If this was your first meeting, it's okay – chota beta is still young, he doesn't have much sense yet, so don't bother. If you liked the guy, ask for his number or tell your parents you want to talk for a few days to get to know him better, then decide.

Aman

Don't think it's a big deal. You're making a mountain out of a molehill.

Dinesh

Maybe you are overthinking. Just look around on social media where people do the same things the younger brother was insisting on. He may not be correct in his approach, but give him the benefit of the doubt and talk to the main guy to clear the confusion.

Nikhil

That's okay, many people suffer from the 'I am always right and know everything' syndrome.

Let me give you an insight to help you decide.

Such issues appear in every rishta, and if you can't find one, trust me, another will come later.

The fact is, weigh the pros against the cons.

Is the guy worth the trouble or not?

Most people believe what they want irrespective of reality.

My best wishes for your future adventure.

Yamini

Invite them to your place. That's standard rishta process and your family deserves to observe them.

About the social‑media interrogation – be frank. Society is slowly unlearning the habit of labeling people and the idea that a woman's digital footprint defines her character. That work is real and important.

What happened in that meeting was the opposite. A younger brother treated your privacy as suspicious, your silence as evidence, your boundaries as something needing explanation – that's not traditional caution, it's a controlling mindset wearing rishta clothes.

Not having Instagram isn't a character flaw. It's a choice. A mature person respects that without interrogation.
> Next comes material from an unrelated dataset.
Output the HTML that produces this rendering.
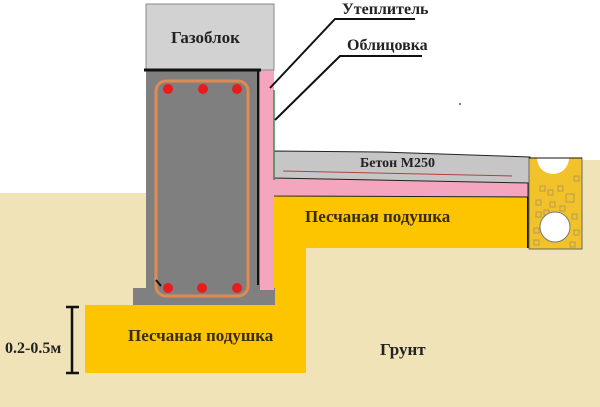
<!DOCTYPE html>
<html><head><meta charset="utf-8"><style>body{margin:0;background:#fff}svg{display:block}</style></head><body>
<svg width="600" height="407" viewBox="0 0 600 407" xmlns="http://www.w3.org/2000/svg" font-family="Liberation Serif, serif" font-weight="bold">
<rect width="600" height="407" fill="#fff"/>
<polygon points="0,193 146,193 146,160 600,160 600,407 0,407" fill="#f0e3b8"/>
<rect x="273" y="248" width="33" height="60" fill="#fcc500"/>
<rect x="85" y="305" width="221" height="68" fill="#fcc500"/>
<rect x="272" y="196" width="256" height="52" fill="#fcc500"/>
<polygon points="272,177 528,182 528,197 272,196" fill="#f4a6be" stroke="#222" stroke-width="1"/>
<polygon points="274,151 380,152 530,157 530,183 274,178" fill="#c6c6c6" stroke="#222" stroke-width="1"/>
<line x1="283" y1="171" x2="512" y2="176" stroke="#b04040" stroke-width="1"/>
<line x1="528" y1="197" x2="528" y2="248" stroke="#111" stroke-width="2"/>
<g>
<rect x="529" y="158" width="53" height="91" fill="#f2c22a" stroke="#666" stroke-width="1"/>
<g fill="none" stroke="#b89a50" stroke-width="1">
<rect x="540" y="186" width="5" height="5"/><rect x="548" y="190" width="5" height="5"/><rect x="558" y="186" width="5" height="5"/><rect x="566" y="194" width="8" height="8"/><rect x="536" y="200" width="5" height="5"/><rect x="550" y="202" width="5" height="5"/><rect x="560" y="206" width="5" height="5"/><rect x="536" y="212" width="5" height="5"/><rect x="544" y="210" width="5" height="5"/><rect x="572" y="214" width="5" height="5"/><rect x="534" y="228" width="5" height="5"/><rect x="574" y="230" width="5" height="5"/><rect x="534" y="240" width="5" height="5"/><rect x="570" y="242" width="5" height="5"/><rect x="574" y="176" width="5" height="5"/>
</g>
<circle cx="553" cy="158" r="16" fill="#fff"/>
<circle cx="555" cy="227" r="15" fill="#fff" stroke="#777" stroke-width="1"/>
<line x1="529" y1="158" x2="582" y2="158" stroke="#111" stroke-width="1"/>
</g>
<rect x="133" y="288" width="142" height="17" fill="#808080"/>
<rect x="146" y="70" width="114" height="220" fill="#7f7f7f"/>
<line x1="258" y1="70" x2="258" y2="285" stroke="#111" stroke-width="2"/>
<rect x="260" y="70" width="14" height="220" fill="#f4a6be"/>
<line x1="274" y1="90" x2="274" y2="180" stroke="#3c8a50" stroke-width="1.5"/>
<rect x="146" y="4" width="128" height="66" fill="#d2d2d2" stroke="#888" stroke-width="1"/>
<line x1="144" y1="70" x2="261" y2="70" stroke="#111" stroke-width="3"/>
<rect x="156" y="81" width="92" height="215" rx="10" fill="none" stroke="#e08a50" stroke-width="3"/>
<line x1="156" y1="280" x2="161" y2="286" stroke="#111" stroke-width="2"/>
<g fill="#e81c1c"><circle cx="168" cy="89" r="5"/><circle cx="203" cy="89" r="5"/><circle cx="237" cy="89" r="5"/><circle cx="168" cy="288" r="5"/><circle cx="202" cy="288" r="5"/><circle cx="237" cy="288" r="5"/></g>
<polyline points="270,88 335,19 415,19" fill="none" stroke="#111" stroke-width="2"/>
<polyline points="275,120 340,56 422,56" fill="none" stroke="#111" stroke-width="2"/>
<line x1="72" y1="307" x2="72" y2="373" stroke="#111" stroke-width="2.5"/>
<line x1="66" y1="307" x2="79" y2="307" stroke="#111" stroke-width="2.5"/>
<line x1="66" y1="373" x2="79" y2="373" stroke="#111" stroke-width="2.5"/>
<circle cx="460" cy="104" r="1" fill="#555"/>
<g fill="#222">
<text x="171" y="43" font-size="17">Газоблок</text>
<text x="342" y="14" font-size="16">Утеплитель</text>
<text x="347" y="50" font-size="16">Облицовка</text>
<text x="360" y="167" font-size="14">Бетон М250</text>
<text x="305" y="222" font-size="17" fill="#3a2a10">Песчаная подушка</text>
<text x="128" y="341" font-size="17" fill="#3a2a10">Песчаная подушка</text>
<text x="5" y="353" font-size="16">0.2-0.5м</text>
<text x="380" y="355" font-size="17">Грунт</text>
</g>
</svg>
</body></html>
The boy may be decent, but the family showed you something in round one. Watch carefully whether round two looks different or whether the same insects bring the same poison to your home next time.

You deserve someone whose family sees your boundaries as strength, not a threat.

Sameer

If you marry this guy, his brother might be the one accusing you of everything and criticizing you if any bedroom issues arise. Huge red flag! Run away from such controlling people. Even if the groom is good, they will cause the marriage to fail, and the groom should step up and shut his brother's mouth instead of being a doormat.

Sonia

Reminds me of a girl's dad who said there must be something wrong with me because I said I need no dowry.